--- Start Recorded information ---
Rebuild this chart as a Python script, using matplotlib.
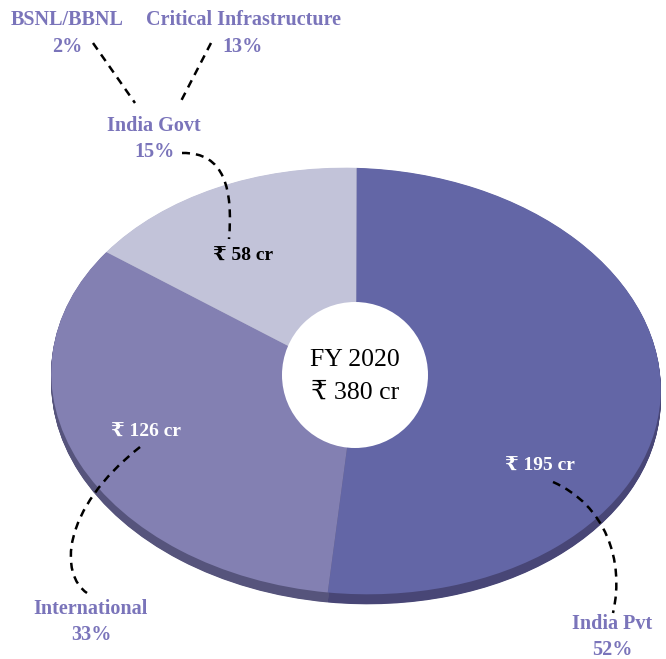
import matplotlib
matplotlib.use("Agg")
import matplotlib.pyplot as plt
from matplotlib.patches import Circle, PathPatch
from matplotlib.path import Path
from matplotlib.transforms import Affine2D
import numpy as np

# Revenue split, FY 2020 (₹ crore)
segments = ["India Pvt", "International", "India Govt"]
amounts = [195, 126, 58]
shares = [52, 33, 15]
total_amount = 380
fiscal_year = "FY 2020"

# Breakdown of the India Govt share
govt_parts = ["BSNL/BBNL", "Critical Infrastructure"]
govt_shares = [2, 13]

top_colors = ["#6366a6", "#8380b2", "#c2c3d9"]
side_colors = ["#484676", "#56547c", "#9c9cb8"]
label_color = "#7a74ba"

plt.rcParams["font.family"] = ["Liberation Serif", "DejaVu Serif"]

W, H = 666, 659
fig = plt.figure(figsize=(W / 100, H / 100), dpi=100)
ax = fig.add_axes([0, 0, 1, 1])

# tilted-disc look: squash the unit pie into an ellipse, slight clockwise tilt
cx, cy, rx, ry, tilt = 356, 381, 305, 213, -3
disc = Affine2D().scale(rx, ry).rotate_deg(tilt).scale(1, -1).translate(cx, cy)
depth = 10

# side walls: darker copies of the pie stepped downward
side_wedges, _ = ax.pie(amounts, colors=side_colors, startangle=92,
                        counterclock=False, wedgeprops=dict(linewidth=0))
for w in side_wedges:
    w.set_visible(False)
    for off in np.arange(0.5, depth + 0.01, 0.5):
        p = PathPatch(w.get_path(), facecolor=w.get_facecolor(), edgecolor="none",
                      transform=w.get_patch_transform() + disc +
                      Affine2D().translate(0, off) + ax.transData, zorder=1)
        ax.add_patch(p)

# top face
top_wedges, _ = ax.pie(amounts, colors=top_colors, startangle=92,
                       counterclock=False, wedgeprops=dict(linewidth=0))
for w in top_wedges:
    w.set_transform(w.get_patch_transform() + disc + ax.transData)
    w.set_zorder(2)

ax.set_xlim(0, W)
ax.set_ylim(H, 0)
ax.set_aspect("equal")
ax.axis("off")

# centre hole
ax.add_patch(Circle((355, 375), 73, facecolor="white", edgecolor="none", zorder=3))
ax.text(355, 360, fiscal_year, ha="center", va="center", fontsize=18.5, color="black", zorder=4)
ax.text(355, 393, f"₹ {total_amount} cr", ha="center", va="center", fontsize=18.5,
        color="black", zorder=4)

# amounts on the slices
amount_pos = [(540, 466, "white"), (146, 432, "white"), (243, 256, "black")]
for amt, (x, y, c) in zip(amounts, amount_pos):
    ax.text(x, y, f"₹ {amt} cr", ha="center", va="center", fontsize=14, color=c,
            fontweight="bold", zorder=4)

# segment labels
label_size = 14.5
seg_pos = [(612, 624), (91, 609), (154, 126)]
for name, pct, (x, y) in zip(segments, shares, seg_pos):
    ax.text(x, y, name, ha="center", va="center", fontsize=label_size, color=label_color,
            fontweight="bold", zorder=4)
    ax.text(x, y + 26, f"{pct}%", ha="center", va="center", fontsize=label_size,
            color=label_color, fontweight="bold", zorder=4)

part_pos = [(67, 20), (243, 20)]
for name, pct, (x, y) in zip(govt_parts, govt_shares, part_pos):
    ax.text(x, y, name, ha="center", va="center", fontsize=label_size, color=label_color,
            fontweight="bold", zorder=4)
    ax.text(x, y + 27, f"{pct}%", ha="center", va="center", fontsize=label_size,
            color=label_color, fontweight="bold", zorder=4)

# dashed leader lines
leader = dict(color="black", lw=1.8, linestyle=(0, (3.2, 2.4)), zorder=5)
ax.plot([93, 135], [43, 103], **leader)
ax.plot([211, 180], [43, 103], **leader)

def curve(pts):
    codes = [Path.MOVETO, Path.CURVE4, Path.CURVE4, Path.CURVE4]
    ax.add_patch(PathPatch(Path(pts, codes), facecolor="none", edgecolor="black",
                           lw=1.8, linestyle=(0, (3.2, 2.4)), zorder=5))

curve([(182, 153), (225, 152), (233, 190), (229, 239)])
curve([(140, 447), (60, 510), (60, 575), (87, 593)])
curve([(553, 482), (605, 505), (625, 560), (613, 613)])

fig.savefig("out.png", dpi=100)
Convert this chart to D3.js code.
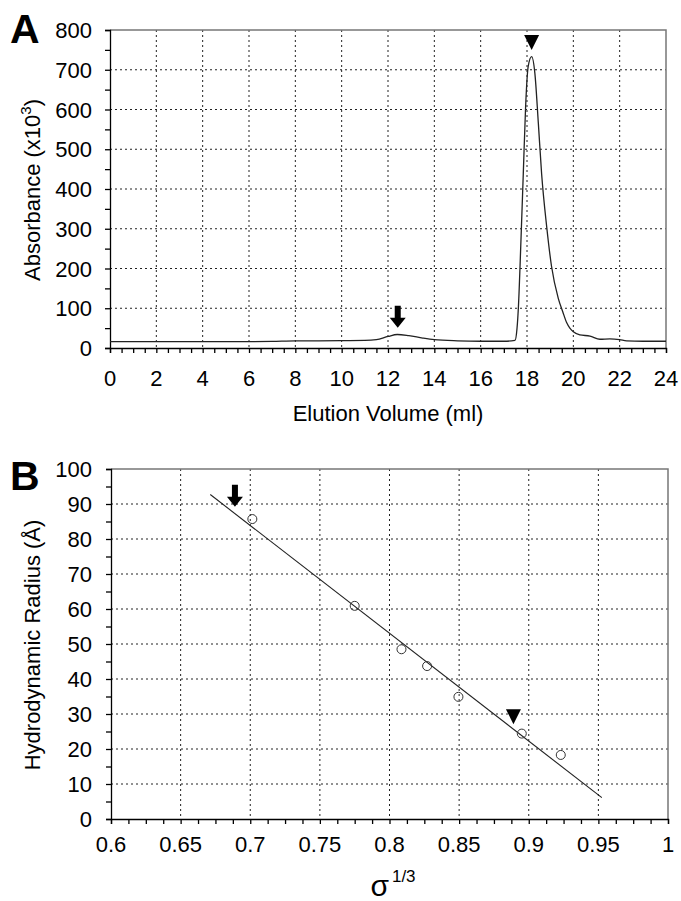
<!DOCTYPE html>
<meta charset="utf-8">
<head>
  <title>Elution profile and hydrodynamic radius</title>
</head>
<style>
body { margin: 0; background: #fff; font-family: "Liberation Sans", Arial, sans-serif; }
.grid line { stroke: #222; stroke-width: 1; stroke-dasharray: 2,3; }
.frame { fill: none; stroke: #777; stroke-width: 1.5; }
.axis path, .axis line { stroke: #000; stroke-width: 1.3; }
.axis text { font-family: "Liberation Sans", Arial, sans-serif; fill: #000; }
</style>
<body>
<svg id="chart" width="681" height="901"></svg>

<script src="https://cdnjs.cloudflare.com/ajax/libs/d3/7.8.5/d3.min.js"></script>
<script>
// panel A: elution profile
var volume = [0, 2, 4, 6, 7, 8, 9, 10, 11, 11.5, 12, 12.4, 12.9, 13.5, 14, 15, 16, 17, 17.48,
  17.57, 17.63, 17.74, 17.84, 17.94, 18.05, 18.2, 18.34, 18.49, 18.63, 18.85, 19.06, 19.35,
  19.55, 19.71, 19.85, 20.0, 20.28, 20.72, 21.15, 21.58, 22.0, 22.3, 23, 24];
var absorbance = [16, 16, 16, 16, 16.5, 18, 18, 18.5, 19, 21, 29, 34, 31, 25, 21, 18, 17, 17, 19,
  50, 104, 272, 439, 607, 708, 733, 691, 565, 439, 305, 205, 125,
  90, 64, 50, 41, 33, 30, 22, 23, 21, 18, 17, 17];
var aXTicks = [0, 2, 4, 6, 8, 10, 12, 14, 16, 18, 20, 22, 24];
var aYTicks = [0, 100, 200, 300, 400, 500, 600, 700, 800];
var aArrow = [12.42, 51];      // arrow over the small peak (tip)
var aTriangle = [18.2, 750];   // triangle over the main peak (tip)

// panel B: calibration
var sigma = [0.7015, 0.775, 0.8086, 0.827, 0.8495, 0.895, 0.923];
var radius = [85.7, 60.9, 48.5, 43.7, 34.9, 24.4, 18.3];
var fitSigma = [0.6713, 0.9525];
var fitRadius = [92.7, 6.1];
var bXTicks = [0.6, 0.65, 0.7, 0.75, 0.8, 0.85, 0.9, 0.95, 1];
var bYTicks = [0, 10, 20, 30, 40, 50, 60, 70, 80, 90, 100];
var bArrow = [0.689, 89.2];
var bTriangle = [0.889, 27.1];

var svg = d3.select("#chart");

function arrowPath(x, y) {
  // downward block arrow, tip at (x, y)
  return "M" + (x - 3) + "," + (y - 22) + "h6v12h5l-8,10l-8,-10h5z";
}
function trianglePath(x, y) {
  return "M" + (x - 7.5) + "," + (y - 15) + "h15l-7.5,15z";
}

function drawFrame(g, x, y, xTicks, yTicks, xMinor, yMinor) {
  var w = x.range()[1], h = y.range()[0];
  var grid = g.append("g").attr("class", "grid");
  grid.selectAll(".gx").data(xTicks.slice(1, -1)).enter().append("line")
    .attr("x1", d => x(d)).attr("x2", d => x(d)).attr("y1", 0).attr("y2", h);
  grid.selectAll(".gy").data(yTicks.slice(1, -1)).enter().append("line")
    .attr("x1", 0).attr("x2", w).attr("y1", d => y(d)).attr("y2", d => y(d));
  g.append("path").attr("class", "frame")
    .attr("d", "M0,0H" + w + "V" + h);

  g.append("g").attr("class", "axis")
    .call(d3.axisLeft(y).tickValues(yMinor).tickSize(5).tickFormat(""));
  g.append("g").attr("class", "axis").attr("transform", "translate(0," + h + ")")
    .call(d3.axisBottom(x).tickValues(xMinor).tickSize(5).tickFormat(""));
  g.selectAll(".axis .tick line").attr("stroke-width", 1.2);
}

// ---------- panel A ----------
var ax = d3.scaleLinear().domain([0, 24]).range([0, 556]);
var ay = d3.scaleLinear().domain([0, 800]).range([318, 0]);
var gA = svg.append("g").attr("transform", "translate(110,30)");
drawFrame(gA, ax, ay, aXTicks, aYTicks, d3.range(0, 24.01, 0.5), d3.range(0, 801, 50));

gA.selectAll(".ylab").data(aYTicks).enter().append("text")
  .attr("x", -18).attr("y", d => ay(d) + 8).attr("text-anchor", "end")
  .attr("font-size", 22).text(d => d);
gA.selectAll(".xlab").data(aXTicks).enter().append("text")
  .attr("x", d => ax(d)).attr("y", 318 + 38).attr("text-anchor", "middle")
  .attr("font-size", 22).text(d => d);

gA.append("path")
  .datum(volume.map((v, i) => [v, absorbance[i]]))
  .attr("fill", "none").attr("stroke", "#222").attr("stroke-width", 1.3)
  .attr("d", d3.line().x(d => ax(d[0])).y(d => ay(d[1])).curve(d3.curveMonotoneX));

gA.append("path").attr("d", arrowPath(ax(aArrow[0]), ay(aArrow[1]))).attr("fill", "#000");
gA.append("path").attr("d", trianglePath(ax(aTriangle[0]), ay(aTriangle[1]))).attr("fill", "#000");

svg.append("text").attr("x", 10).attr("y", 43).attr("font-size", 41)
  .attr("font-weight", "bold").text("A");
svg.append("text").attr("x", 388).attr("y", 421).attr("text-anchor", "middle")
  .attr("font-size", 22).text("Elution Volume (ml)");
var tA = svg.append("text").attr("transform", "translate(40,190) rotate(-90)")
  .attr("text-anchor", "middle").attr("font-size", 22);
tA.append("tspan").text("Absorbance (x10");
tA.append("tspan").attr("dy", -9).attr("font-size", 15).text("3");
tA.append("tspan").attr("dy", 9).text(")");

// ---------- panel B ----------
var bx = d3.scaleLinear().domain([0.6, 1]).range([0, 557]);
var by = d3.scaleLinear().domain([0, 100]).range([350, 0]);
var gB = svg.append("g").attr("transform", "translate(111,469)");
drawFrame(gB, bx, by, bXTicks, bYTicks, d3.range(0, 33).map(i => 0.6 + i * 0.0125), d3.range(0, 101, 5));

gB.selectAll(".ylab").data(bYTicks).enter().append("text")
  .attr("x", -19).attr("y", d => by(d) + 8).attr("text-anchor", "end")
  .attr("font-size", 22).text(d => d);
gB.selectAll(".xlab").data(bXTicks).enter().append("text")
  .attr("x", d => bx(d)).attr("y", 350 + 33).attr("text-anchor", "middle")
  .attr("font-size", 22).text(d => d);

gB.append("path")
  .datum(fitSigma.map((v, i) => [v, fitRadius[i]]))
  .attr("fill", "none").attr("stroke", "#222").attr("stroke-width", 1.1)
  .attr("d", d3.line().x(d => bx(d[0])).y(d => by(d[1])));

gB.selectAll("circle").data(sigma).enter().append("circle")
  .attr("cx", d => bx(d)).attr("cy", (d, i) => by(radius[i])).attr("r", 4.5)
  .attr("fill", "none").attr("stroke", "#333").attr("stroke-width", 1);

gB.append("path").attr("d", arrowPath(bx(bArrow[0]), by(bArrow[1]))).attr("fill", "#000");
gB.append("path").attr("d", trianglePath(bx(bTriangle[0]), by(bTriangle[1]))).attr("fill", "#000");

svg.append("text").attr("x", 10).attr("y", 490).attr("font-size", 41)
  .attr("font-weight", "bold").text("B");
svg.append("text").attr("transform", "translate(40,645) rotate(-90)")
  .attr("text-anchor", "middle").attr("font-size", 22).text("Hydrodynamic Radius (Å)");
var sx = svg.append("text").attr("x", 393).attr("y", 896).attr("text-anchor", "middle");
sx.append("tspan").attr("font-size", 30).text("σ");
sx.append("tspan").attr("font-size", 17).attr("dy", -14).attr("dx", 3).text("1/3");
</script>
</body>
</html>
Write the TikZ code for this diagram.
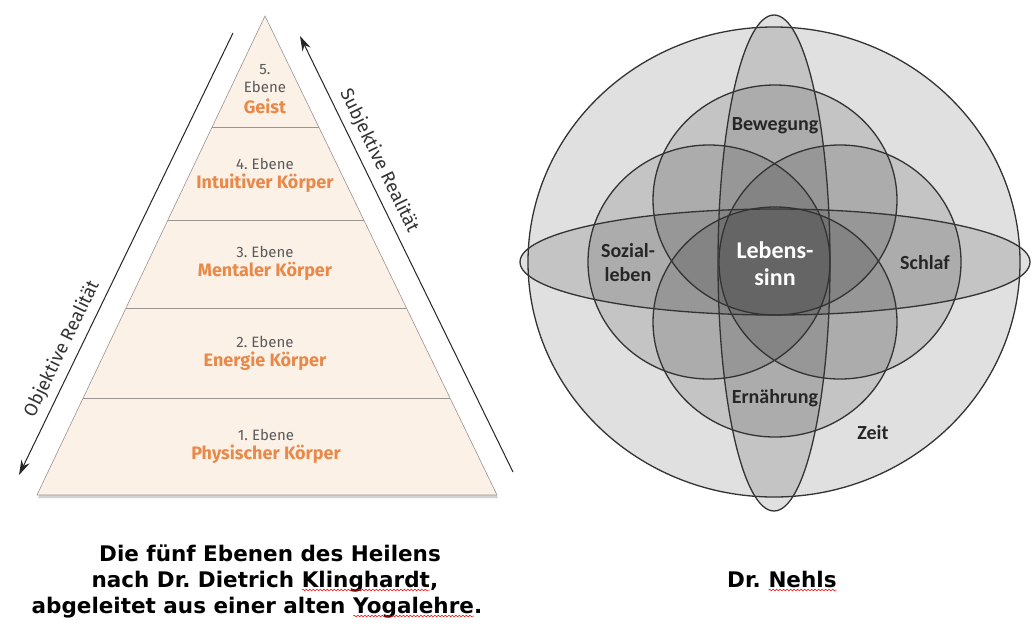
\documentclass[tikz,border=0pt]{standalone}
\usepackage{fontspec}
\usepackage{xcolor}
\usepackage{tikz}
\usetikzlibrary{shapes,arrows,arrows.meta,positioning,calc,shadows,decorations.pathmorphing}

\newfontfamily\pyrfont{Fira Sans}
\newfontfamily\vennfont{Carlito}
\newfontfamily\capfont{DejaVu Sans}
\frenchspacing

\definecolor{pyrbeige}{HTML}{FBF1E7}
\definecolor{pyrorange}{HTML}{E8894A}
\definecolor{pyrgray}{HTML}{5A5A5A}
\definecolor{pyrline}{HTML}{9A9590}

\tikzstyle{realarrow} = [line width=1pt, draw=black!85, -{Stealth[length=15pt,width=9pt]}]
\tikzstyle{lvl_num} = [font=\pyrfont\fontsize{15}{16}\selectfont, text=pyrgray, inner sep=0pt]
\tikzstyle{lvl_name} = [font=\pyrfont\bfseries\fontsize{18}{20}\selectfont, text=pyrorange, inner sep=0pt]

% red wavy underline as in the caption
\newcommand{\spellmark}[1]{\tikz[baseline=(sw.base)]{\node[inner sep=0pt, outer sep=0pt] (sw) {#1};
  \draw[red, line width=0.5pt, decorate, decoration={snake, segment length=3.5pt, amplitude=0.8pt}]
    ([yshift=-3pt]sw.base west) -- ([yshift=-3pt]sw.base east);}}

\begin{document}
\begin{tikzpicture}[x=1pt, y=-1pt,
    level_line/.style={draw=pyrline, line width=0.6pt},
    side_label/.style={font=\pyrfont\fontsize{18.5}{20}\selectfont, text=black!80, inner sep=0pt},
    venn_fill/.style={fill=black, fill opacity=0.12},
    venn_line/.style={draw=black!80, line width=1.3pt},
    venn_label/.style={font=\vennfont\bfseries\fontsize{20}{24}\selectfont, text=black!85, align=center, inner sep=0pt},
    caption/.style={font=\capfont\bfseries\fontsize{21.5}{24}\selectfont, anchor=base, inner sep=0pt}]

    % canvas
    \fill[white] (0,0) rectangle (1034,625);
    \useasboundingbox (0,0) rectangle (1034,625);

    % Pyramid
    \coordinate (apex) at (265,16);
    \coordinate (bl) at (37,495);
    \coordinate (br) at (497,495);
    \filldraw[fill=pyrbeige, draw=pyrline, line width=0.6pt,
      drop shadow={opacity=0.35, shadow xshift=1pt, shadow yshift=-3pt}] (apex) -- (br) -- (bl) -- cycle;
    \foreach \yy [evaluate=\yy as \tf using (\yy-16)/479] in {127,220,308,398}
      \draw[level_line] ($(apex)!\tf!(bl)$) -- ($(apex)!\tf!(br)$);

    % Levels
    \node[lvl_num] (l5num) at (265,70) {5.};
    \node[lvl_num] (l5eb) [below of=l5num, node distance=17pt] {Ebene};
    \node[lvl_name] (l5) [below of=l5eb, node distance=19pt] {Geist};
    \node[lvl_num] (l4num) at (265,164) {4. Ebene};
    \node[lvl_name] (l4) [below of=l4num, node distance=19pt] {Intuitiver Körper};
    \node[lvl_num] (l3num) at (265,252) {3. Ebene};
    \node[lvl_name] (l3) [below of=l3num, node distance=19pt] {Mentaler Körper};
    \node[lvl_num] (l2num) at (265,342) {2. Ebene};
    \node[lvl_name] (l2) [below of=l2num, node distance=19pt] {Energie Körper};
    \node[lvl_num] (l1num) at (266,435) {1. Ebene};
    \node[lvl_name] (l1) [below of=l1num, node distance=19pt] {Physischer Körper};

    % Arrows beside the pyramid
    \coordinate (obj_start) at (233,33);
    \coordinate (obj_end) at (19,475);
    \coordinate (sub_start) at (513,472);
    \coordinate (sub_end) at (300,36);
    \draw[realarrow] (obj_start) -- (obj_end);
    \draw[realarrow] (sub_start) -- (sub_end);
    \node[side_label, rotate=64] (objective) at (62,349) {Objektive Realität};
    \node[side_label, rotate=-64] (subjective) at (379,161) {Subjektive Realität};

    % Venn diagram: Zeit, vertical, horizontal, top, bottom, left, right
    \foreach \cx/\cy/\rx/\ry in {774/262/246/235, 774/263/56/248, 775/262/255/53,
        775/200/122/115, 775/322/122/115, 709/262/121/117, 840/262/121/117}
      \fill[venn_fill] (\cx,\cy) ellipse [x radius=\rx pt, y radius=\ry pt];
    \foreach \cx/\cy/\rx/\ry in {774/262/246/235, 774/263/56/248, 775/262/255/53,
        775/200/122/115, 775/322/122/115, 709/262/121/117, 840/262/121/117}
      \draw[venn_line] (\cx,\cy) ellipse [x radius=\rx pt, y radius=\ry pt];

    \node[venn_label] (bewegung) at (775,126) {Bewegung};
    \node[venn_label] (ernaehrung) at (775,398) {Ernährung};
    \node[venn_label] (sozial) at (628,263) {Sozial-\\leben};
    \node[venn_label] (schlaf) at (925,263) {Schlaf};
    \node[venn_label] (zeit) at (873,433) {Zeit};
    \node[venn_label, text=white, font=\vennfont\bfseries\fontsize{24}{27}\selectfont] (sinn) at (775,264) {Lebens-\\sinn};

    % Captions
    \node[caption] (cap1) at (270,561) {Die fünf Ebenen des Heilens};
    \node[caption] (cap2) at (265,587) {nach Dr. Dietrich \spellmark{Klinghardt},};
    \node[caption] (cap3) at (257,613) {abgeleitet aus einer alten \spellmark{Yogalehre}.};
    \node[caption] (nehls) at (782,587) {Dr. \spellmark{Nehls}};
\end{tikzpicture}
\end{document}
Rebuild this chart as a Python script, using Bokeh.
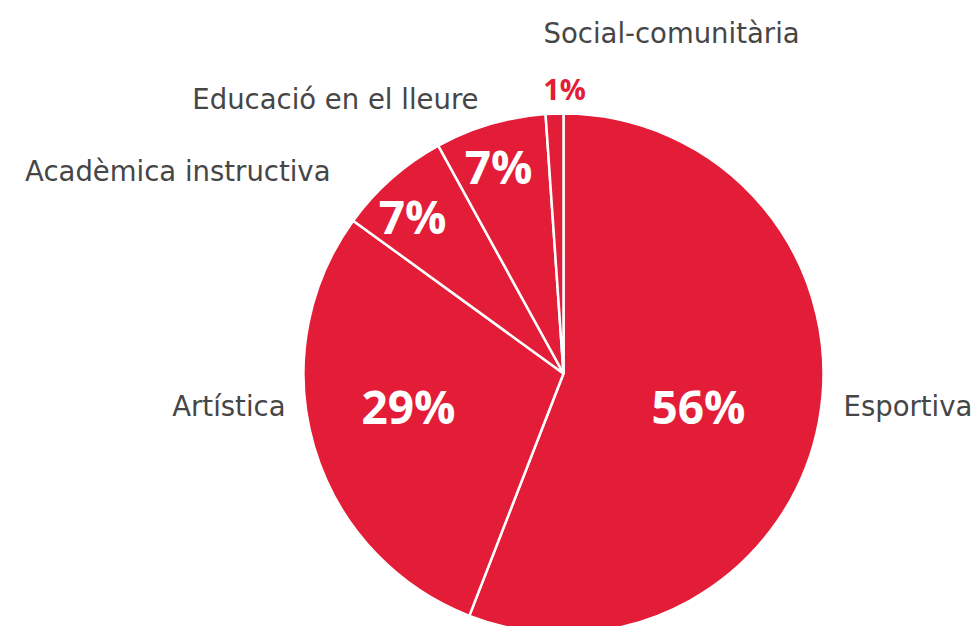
--- End Recorded information ---
== What is required ==
State only the count of lines above that hold the string "script".

== Result of the task ==
5